The Return of Cyan
Vista's hot "new" color
Once upon a time (about 20 years ago), monitors could display only 16 colors. There were the easy colors,
like black, white, blue and red, and then there were variations that made things
interesting, like lime green, bright yellow, magenta, and everyone's favorite (really!), cyan.
Cyan (pronounced like sigh-ann) is a blue-green color, and looks a lot like turquoise or aqua.
It's a basic color used in inks and color processing. You have probably seen colors noted as
RGB (Red Green Blue) values; maybe you've also seen colors noted as CMY (Cyan Magenta Yellow).
Cyan is, in a way, a basic color.
The color cyan became immensely popular during the early days of color computing.
It was blue enough to appeal to the majority of computer users (blue is the most popular
color in the world), and cyan could be bright enough to be a great accent color.
For years, you could see cyan everywhere you looked. In software, in icons, on websites,
it became the "cool" color. It was as though someone said, "Want to look hip and modern?
Use Cyan." Microsoft used cyan in their Office icons (at left). Software developers everywhere
incorporated cyan into their software, on screens and in graphics (above).
And early websites loved cyan.
As more colors became possible for use, cyan gave way to a whole palette of blues - every
variety of blue imaginable. As more blue colors and shades became popular, cyan became dated and old.
And then comes Vista. Blue is still cool,
but now gradients and glassy looks are the thing.
(Gradients are colors gradually shifted from one to another.) If you want to use blue
(and it seems that everyone does), and you stick with standard color theory, the gradient
can go two ways... From blue to purple-red, or from blue to cyan-green. Purple is not
usually considered a real guy color (and software design is mostly a guy thing), so that
leaves green. And what is in the middle of a blue-green gradient? It's cyan, baby!

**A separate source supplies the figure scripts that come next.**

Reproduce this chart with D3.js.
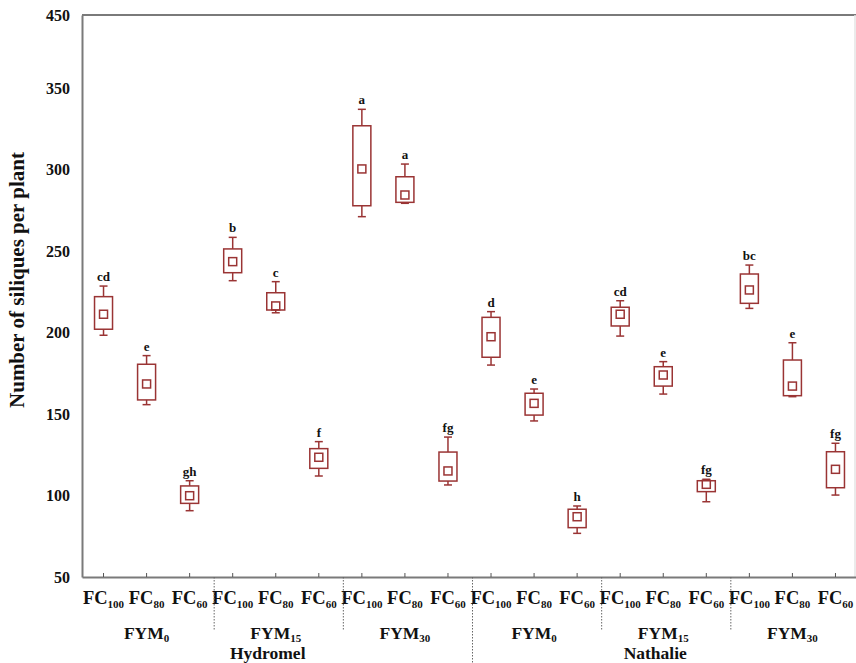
<!DOCTYPE html>
<html><head><meta charset="utf-8">
<script src="https://cdn.jsdelivr.net/npm/d3@7/dist/d3.min.js"></script>
<style>body{margin:0;background:#fff}svg{display:block}text{font-family:"Liberation Serif","Times New Roman",serif;font-weight:bold}</style>
</head><body><div id="chart"></div>
<script>
const cultivars = ["Hydromel", "Nathalie"];
const fymSubs = ["0", "15", "30"];
const fcSubs = ["100", "80", "60"];
const whiskerHigh = [228.6,185.9,109.1, 258.5,231.3,133.1, 337.1,303.5,135.9, 212.9,165.4,93.6, 219.6,182.2,110.0, 241.5,193.8,132.1];
const boxHigh     = [222.1,180.6,105.9, 251.4,224.5,128.8, 327.0,295.7,126.7, 209.4,162.8,91.6, 215.6,179.1,109.1, 236.0,183.2,126.9];
const means       = [211.3,168.5,99.9,  243.6,216.4,123.5, 300.5,284.5,115.1, 197.5,156.6,87.0, 211.3,174.0,106.9, 226.2,167.2,116.1];
const boxLow      = [202.1,158.7,95.2,  236.8,213.9,116.7, 277.9,280.0,108.9, 184.9,149.4,80.3, 204.1,167.2,102.4, 218.0,161.3,104.8];
const whiskerLow  = [198.4,155.8,90.7,  231.9,212.2,112.0, 271.2,279.4,106.5, 180.1,145.8,76.8, 197.9,162.3,96.2,  214.9,160.7,100.3];
const letters     = ["cd","e","gh", "b","c","f", "a","a","fg", "d","e","h", "cd","e","fg", "bc","e","fg"];
const yTickValues = [50,100,150,200,250,300,350,395];
const yTickLabels = ["50","100","150","200","250","300","350","450"];
const yTitle = "Number of siliques per plant";

(function () {
const W = 856, H = 663;
const pl = 82, pr = 856, pt = 15, pb = 577;
const col = "#9a3434";
const svg = d3.select("#chart").append("svg").attr("width", W).attr("height", H);

const idx = d3.range(18);
const x = d3.scaleBand().domain(idx).range([pl, 857]).padding(0);
const y = d3.scaleLinear().domain([50, 395]).range([pb, pt]);
const cx = i => x(i) + x.bandwidth() / 2;

// frame
svg.append("line").attr("x1", pl).attr("x2", pr).attr("y1", pt).attr("y2", pt).attr("stroke", "#7a7a7a").attr("stroke-width", 2);
svg.append("line").attr("x1", 855).attr("x2", 855).attr("y1", pt).attr("y2", pb).attr("stroke", "#e4e4e4").attr("stroke-width", 1.5);

// y axis
const yAxis = d3.axisLeft(y).tickValues(yTickValues).tickSize(0).tickPadding(12)
  .tickFormat((d, i) => yTickLabels[i]);
const gy = svg.append("g").attr("transform", `translate(${pl},0)`).call(yAxis);
gy.select(".domain").attr("stroke", "#7a7a7a").attr("stroke-width", 2);
gy.selectAll("text").attr("font-size", 16).attr("fill", "#111").style("font-family", '"Liberation Serif",serif').style("font-weight", "bold");

// x axis
const xAxis = d3.axisBottom(x).tickSizeInner(-4).tickSizeOuter(0).tickFormat("");
const gx = svg.append("g").attr("transform", `translate(0,${pb})`).call(xAxis);
gx.select(".domain").attr("stroke", "#7a7a7a").attr("stroke-width", 2);
gx.selectAll(".tick line").attr("stroke", "#555").attr("stroke-width", 1);

// FC labels
idx.forEach(i => {
  const t = svg.append("text").attr("x", cx(i)).attr("y", 604).attr("text-anchor", "middle").attr("font-size", 18.5).attr("fill", "#111");
  t.append("tspan").text("FC");
  t.append("tspan").attr("font-size", 11).attr("dy", 4).text(fcSubs[i % 3]);
});

// FYM labels
d3.range(6).forEach(g => {
  const mid = cx(g * 3 + 1);
  const t = svg.append("text").attr("x", mid).attr("y", 639).attr("text-anchor", "middle").attr("font-size", 17.5).attr("fill", "#111");
  t.append("tspan").text("FYM");
  t.append("tspan").attr("font-size", 11).attr("dy", 3).text(fymSubs[g % 3]);
});

// cultivar labels
cultivars.forEach((c, k) => {
  svg.append("text").attr("x", cx(k * 9 + 4) - 8).attr("y", 659).attr("text-anchor", "middle").attr("font-size", 17.5).attr("fill", "#111").text(c);
});

// dividers
d3.range(1, 6).forEach(g => {
  const xx = (cx(g * 3 - 1) + cx(g * 3)) / 2 + 3;
  svg.append("line").attr("x1", xx).attr("x2", xx).attr("y1", pb).attr("y2", g === 3 ? H : 630)
    .attr("stroke", "#666").attr("stroke-width", 1).attr("stroke-dasharray", "1.5,1.5");
});

// y title
svg.append("text").attr("transform", `translate(24,280) rotate(-90)`).attr("text-anchor", "middle")
  .attr("font-size", 21).attr("fill", "#111").text(yTitle);

// boxes
const bw = 18, cap = 8, ms = 8;
const g = svg.append("g").attr("fill", "none").attr("stroke", col).attr("stroke-width", 1.5);
idx.forEach(i => {
  const c = cx(i);
  g.append("line").attr("x1", c).attr("x2", c).attr("y1", y(whiskerHigh[i])).attr("y2", y(boxHigh[i]));
  g.append("line").attr("x1", c).attr("x2", c).attr("y1", y(boxLow[i])).attr("y2", y(whiskerLow[i]));
  g.append("line").attr("x1", c - cap / 2).attr("x2", c + cap / 2).attr("y1", y(whiskerHigh[i])).attr("y2", y(whiskerHigh[i]));
  g.append("line").attr("x1", c - cap / 2).attr("x2", c + cap / 2).attr("y1", y(whiskerLow[i])).attr("y2", y(whiskerLow[i]));
  g.append("rect").attr("x", c - bw / 2).attr("y", y(boxHigh[i])).attr("width", bw).attr("height", y(boxLow[i]) - y(boxHigh[i]));
  g.append("rect").attr("x", c - ms / 2).attr("y", y(means[i]) - ms / 2).attr("width", ms).attr("height", ms);
  svg.append("text").attr("x", c).attr("y", y(whiskerHigh[i]) - 5).attr("text-anchor", "middle").attr("font-size", 13).attr("fill", "#111").text(letters[i]);
});
})();
</script></body></html>
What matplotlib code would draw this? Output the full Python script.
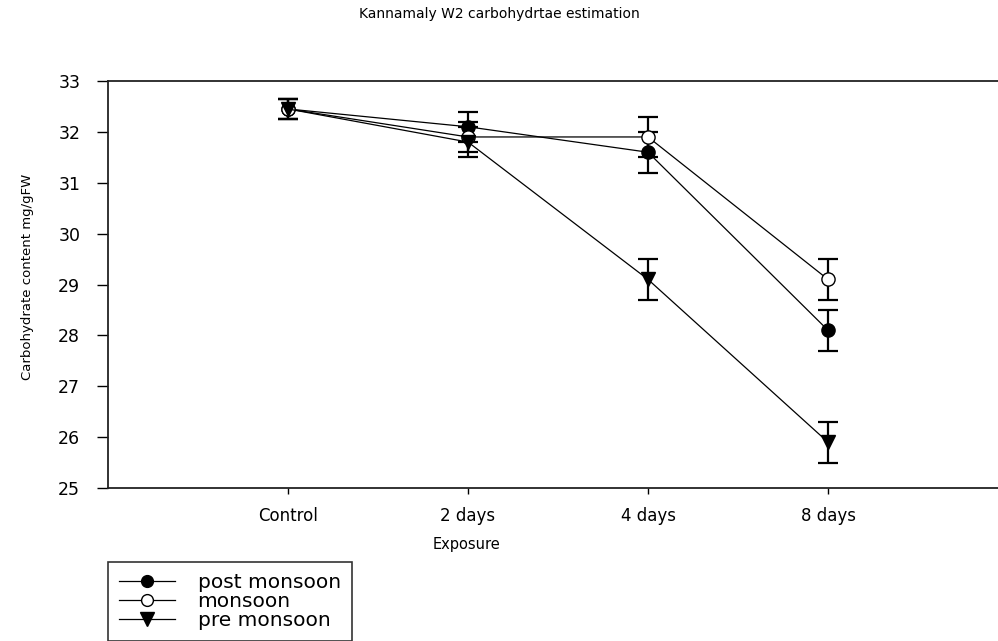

Vista uses cyan not only in gradients, but also in their new glass-look icons. Cyan is back, but it's not
your father's cyan. This cyan is shaded in gradients, and highlighted with glass and light effects.
I predict that we're going to see a lot more of cyan in the future: in software, icons and
websites. It's a good, safe color, close to blue, but a little different. Strong, professional..
and even a little pretty.
The return of cyan to popularity is a good thing, and inevitable, in its own way.
All things cycle: What was old is new again. Go, cyan!